== Exercise description ==
Set the listing down unchanged, minus every embedded image.

____

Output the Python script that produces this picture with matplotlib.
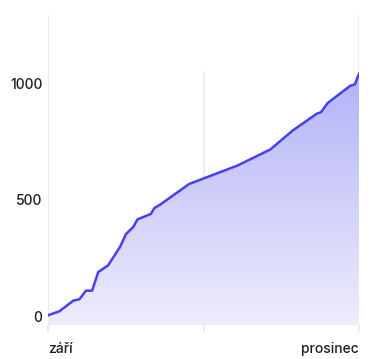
import numpy as np
import matplotlib
matplotlib.use("Agg")
import matplotlib.pyplot as plt
from matplotlib.colors import LinearSegmentedColormap
import matplotlib.transforms as mtransforms

# data: day index since 1 Sept, cumulative value
days = [0, 3.3, 7.4, 9.2, 11.1, 12.9, 14.7, 17.6, 21.1, 22.8, 25.0, 26.2, 30.1,
        31.1, 32.8, 41.3, 55.4, 65.0, 71.6, 78.6, 79.9, 81.8, 83.5, 88.4, 89.8, 91]
values = [3, 20, 66, 72, 109, 109, 189, 218, 298, 352, 384, 416, 439,
          464, 479, 568, 647, 716, 798, 870, 877, 916, 935, 990, 997, 1042]
x_ticks = [0, 45.5, 91]
x_labels = ["září", "", "prosinec"]
y_ticks = [0, 500, 1000]
y_labels = ["0", "500", "1000"]

plt.rcParams['font.family'] = ['Inter', 'DejaVu Sans']
plt.rcParams['font.weight'] = 'medium'

fig = plt.figure(figsize=(3.75, 3.59), dpi=100)
W, H = 375, 359
left, right, top, bottom = 48, 359, 15, 325
ax = fig.add_axes([left / W, (H - bottom) / H, (right - left) / W, (bottom - top) / H])

ymin, ymax = -38.7, 1295
ax.set_xlim(0, 91)
ax.set_ylim(ymin, ymax)

grid_c = "#e9e9ee"
# vertical gridlines
ax.axvline(0, color=grid_c, lw=1.2, zorder=0)
ax.axvline(91, color=grid_c, lw=1.2, zorder=0)
ax.plot([45.5, 45.5], [ymin, 1050], color=grid_c, lw=1.2, zorder=0)
ax.axhline(ymin, color=grid_c, lw=1.5, zorder=0)

# gradient fill
cmap = LinearSegmentedColormap.from_list("g", ["#eeecfc", "#b3b3f8"])
grad = np.linspace(0, 1, 256).reshape(-1, 1)
vmax = max(values)
im = ax.imshow(grad, cmap=cmap, aspect="auto", origin="lower",
               extent=[0, 91, ymin, vmax], zorder=1)
poly = ax.fill_between(days, values, ymin, color="none", lw=0)
path = poly.get_paths()[0]
im.set_clip_path(path, transform=ax.transData)

ax.plot(days, values, color="#4540f0", lw=1.8, zorder=3, solid_joinstyle="round")

for s in ax.spines.values():
    s.set_visible(False)

ax.set_yticks(y_ticks)
ax.set_yticklabels(y_labels, fontweight="medium")
ax.tick_params(axis="y", length=0, pad=4, labelsize=10, labelcolor="#1e1e1e")
ax.set_xticks(x_ticks)
ax.set_xticklabels([])
ax.tick_params(axis="x", length=5, width=1.2, color=grid_c, direction="out")

trans = mtransforms.blended_transform_factory(ax.transData, fig.transFigure)
ax.text(0, (H - 353) / H, x_labels[0], transform=trans, ha="left", va="baseline",
        fontsize=10, color="#1e1e1e", fontweight="medium")
ax.text(91, (H - 353) / H, x_labels[2], transform=trans, ha="right", va="baseline",
        fontsize=10, color="#1e1e1e", fontweight="medium")

fig.savefig("out.png", dpi=100)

____

== The completed task ==
Output the Python script that produces this picture with matplotlib.
import numpy as np
import matplotlib
matplotlib.use("Agg")
import matplotlib.pyplot as plt
from matplotlib.colors import LinearSegmentedColormap
import matplotlib.transforms as mtransforms

# data: day index since 1 Sept, cumulative value
days = [0, 3.3, 7.4, 9.2, 11.1, 12.9, 14.7, 17.6, 21.1, 22.8, 25.0, 26.2, 30.1,
        31.1, 32.8, 41.3, 55.4, 65.0, 71.6, 78.6, 79.9, 81.8, 83.5, 88.4, 89.8, 91]
values = [3, 20, 66, 72, 109, 109, 189, 218, 298, 352, 384, 416, 439,
          464, 479, 568, 647, 716, 798, 870, 877, 916, 935, 990, 997, 1042]
x_ticks = [0, 45.5, 91]
x_labels = ["září", "", "prosinec"]
y_ticks = [0, 500, 1000]
y_labels = ["0", "500", "1000"]

plt.rcParams['font.family'] = ['Inter', 'DejaVu Sans']
plt.rcParams['font.weight'] = 'medium'

fig = plt.figure(figsize=(3.75, 3.59), dpi=100)
W, H = 375, 359
left, right, top, bottom = 48, 359, 15, 325
ax = fig.add_axes([left / W, (H - bottom) / H, (right - left) / W, (bottom - top) / H])

ymin, ymax = -38.7, 1295
ax.set_xlim(0, 91)
ax.set_ylim(ymin, ymax)

grid_c = "#e9e9ee"
# vertical gridlines
ax.axvline(0, color=grid_c, lw=1.2, zorder=0)
ax.axvline(91, color=grid_c, lw=1.2, zorder=0)
ax.plot([45.5, 45.5], [ymin, 1050], color=grid_c, lw=1.2, zorder=0)
ax.axhline(ymin, color=grid_c, lw=1.5, zorder=0)

# gradient fill
cmap = LinearSegmentedColormap.from_list("g", ["#eeecfc", "#b3b3f8"])
grad = np.linspace(0, 1, 256).reshape(-1, 1)
vmax = max(values)
im = ax.imshow(grad, cmap=cmap, aspect="auto", origin="lower",
               extent=[0, 91, ymin, vmax], zorder=1)
poly = ax.fill_between(days, values, ymin, color="none", lw=0)
path = poly.get_paths()[0]
im.set_clip_path(path, transform=ax.transData)

ax.plot(days, values, color="#4540f0", lw=1.8, zorder=3, solid_joinstyle="round")

for s in ax.spines.values():
    s.set_visible(False)

ax.set_yticks(y_ticks)
ax.set_yticklabels(y_labels, fontweight="medium")
ax.tick_params(axis="y", length=0, pad=4, labelsize=10, labelcolor="#1e1e1e")
ax.set_xticks(x_ticks)
ax.set_xticklabels([])
ax.tick_params(axis="x", length=5, width=1.2, color=grid_c, direction="out")

trans = mtransforms.blended_transform_factory(ax.transData, fig.transFigure)
ax.text(0, (H - 353) / H, x_labels[0], transform=trans, ha="left", va="baseline",
        fontsize=10, color="#1e1e1e", fontweight="medium")
ax.text(91, (H - 353) / H, x_labels[2], transform=trans, ha="right", va="baseline",
        fontsize=10, color="#1e1e1e", fontweight="medium")

fig.savefig("out.png", dpi=100)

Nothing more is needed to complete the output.